* start *
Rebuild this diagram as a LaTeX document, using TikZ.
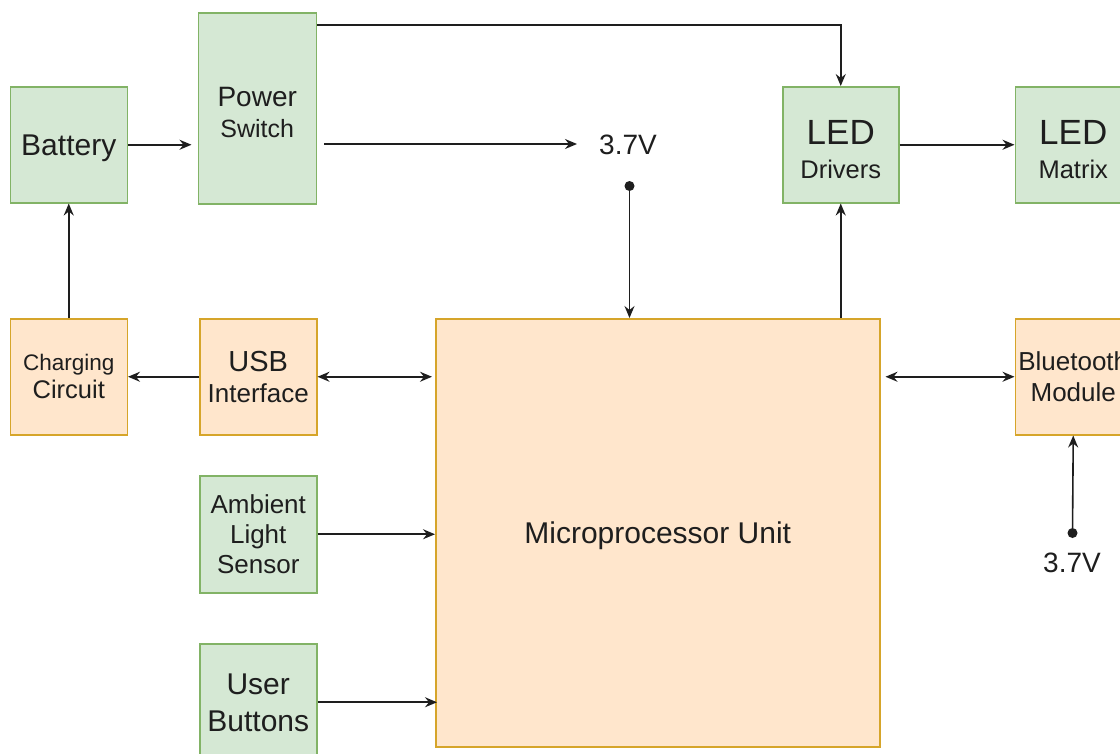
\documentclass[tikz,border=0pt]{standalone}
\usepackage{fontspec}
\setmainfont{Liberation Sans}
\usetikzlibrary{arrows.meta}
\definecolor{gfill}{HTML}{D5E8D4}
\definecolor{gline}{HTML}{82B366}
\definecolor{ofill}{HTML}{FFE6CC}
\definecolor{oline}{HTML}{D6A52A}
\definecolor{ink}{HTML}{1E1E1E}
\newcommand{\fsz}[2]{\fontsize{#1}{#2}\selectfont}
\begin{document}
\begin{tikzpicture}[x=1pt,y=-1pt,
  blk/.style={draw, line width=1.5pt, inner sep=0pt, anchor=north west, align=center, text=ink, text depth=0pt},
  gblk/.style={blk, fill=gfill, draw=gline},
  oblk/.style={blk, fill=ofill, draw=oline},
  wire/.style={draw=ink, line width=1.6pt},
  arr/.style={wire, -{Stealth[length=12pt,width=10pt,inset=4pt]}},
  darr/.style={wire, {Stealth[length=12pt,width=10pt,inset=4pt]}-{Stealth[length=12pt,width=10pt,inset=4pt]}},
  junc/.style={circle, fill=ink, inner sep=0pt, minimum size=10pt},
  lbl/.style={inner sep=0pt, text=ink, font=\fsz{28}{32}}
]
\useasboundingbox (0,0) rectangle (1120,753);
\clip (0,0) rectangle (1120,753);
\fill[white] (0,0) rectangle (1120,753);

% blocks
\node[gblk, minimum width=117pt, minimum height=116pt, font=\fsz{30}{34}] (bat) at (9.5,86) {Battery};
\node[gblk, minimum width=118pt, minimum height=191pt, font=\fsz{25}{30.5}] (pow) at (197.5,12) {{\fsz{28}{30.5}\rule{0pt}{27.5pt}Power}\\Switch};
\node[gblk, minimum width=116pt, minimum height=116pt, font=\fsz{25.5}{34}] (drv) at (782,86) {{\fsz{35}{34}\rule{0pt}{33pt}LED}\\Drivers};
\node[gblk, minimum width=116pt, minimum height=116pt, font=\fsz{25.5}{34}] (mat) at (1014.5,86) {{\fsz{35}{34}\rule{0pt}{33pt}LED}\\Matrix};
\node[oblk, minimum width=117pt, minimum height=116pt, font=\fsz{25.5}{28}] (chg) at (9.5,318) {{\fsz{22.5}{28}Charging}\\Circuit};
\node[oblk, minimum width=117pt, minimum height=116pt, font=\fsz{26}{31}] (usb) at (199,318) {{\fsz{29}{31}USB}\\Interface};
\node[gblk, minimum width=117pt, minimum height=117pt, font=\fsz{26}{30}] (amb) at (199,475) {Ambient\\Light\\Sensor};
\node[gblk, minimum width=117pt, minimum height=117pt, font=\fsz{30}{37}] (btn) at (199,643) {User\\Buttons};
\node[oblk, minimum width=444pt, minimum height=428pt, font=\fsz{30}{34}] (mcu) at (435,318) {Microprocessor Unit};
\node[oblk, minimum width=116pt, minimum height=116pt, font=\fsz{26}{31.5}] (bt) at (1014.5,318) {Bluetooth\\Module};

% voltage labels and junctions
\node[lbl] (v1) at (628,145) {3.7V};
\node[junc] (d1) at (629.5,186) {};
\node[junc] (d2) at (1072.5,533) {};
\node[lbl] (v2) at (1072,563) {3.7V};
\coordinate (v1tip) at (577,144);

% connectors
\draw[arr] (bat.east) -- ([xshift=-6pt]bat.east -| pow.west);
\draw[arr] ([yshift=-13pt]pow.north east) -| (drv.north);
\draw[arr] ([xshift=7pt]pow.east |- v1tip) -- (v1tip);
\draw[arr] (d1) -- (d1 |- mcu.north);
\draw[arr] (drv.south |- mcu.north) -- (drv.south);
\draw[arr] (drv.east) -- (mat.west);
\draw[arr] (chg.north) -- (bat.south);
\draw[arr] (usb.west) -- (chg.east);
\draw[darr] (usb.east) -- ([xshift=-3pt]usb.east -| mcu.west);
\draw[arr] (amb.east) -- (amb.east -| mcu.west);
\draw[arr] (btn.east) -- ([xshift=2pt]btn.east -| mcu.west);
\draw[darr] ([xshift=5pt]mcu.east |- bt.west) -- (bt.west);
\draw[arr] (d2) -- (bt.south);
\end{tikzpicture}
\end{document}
* end *
* start *
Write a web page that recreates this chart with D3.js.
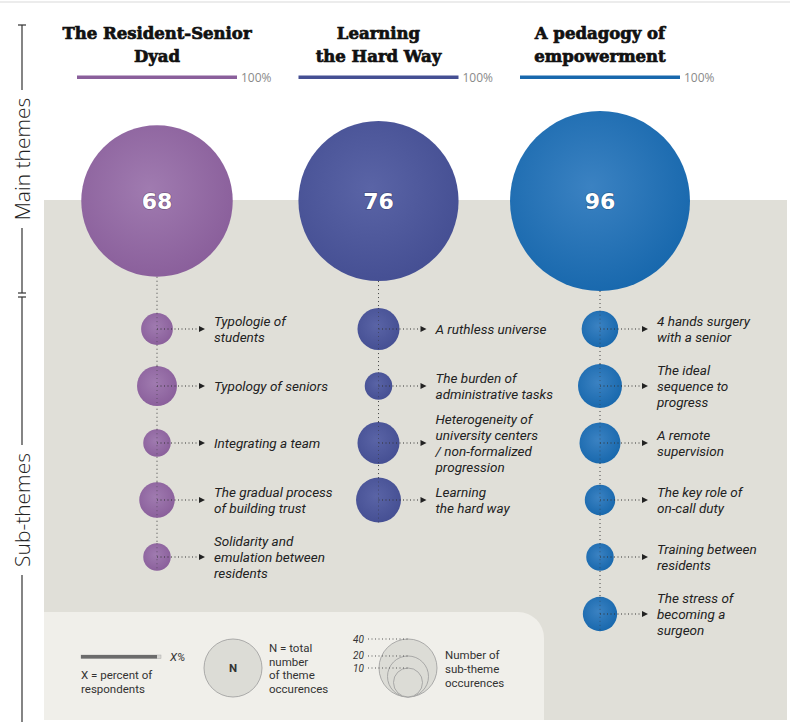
* end *
TASK BRIEF — All lines of the data above that include the word "this" must be shown.

RESULT BELOW —
Rebuild this diagram as a LaTeX document, using TikZ.
Write a web page that recreates this chart with D3.js.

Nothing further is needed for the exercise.